Though Cayce died nearly half a century ago, the timeliness of the material in the readings is evidenced by approximately one dozen biographies and more than 300 titles that discuss various aspects of this man's life and work. These books contain a corpus of information so valuable that even Edgar Cayce himself might have hesitated to predict their impact on the latter part of the twentieth century. Sixty years ago who could have known that terms such as "meditation," "akashic records," "spiritual growth," "auras," "soul mates," and "holism" would become household words to hundreds of thousands? Further details about his life and work are explored in such classic works as:

  • There Is a River (1942) by Thomas Sugrue
  • The Sleeping Prophet (1967) by Jess Steam
  • Many Mansions (1950) by Gina Cenninara.

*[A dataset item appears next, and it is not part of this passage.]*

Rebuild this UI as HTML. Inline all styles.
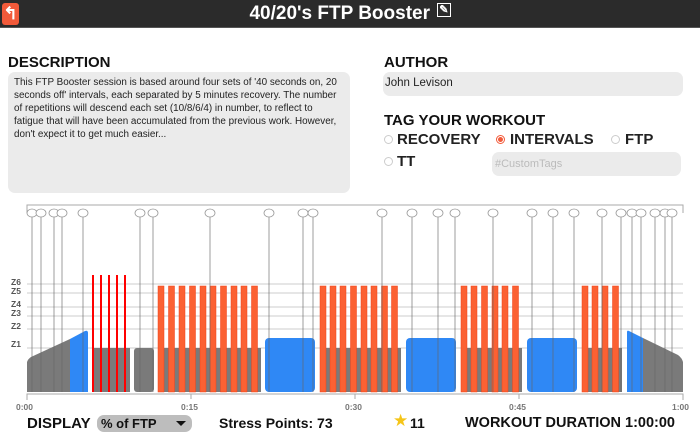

The majority of Edgar Cayce's reading deal with health maintenance and the treatment of illness. Even to this day individuals have found physical help from information given as long as 75 years ago! Yet, although best known for this material, the sleeping Cayce did not seem to be limited to concerns about the physical body. In fact, in their entirety the readings discuss an astonishing number of 10,000 different subjects. Even this vast array of subject matter, however, can be narrowed down into a much smaller range of topics. When compiled together, the majority contain and deal with the following five categories:

(1) Health-Related Information;
Philosophy and Reincarnation;
Dreams and Dream Interpretation;
ESP and Psychic Phenomena: and
Spiritual Growth, Meditation, and Prayer.

Throughout his life, Edgar Cayce claimed no special abilities nor did he ever consider himself to be some kind of twentieth-century prophet . The readings never offered a set of beliefs that had to be embraced, but instead focused on the fact that each person should test in his or her own life the principles presented. Though Cayce himself was a Christian and read the Bible from cover to cover every year of his life, his work was one which stressed the importance of comparative study among belief systems all over the world. The underlying principle of the readings is the oneness of all life, tolerance for all people, and a compassion and understanding for every major religion in the world.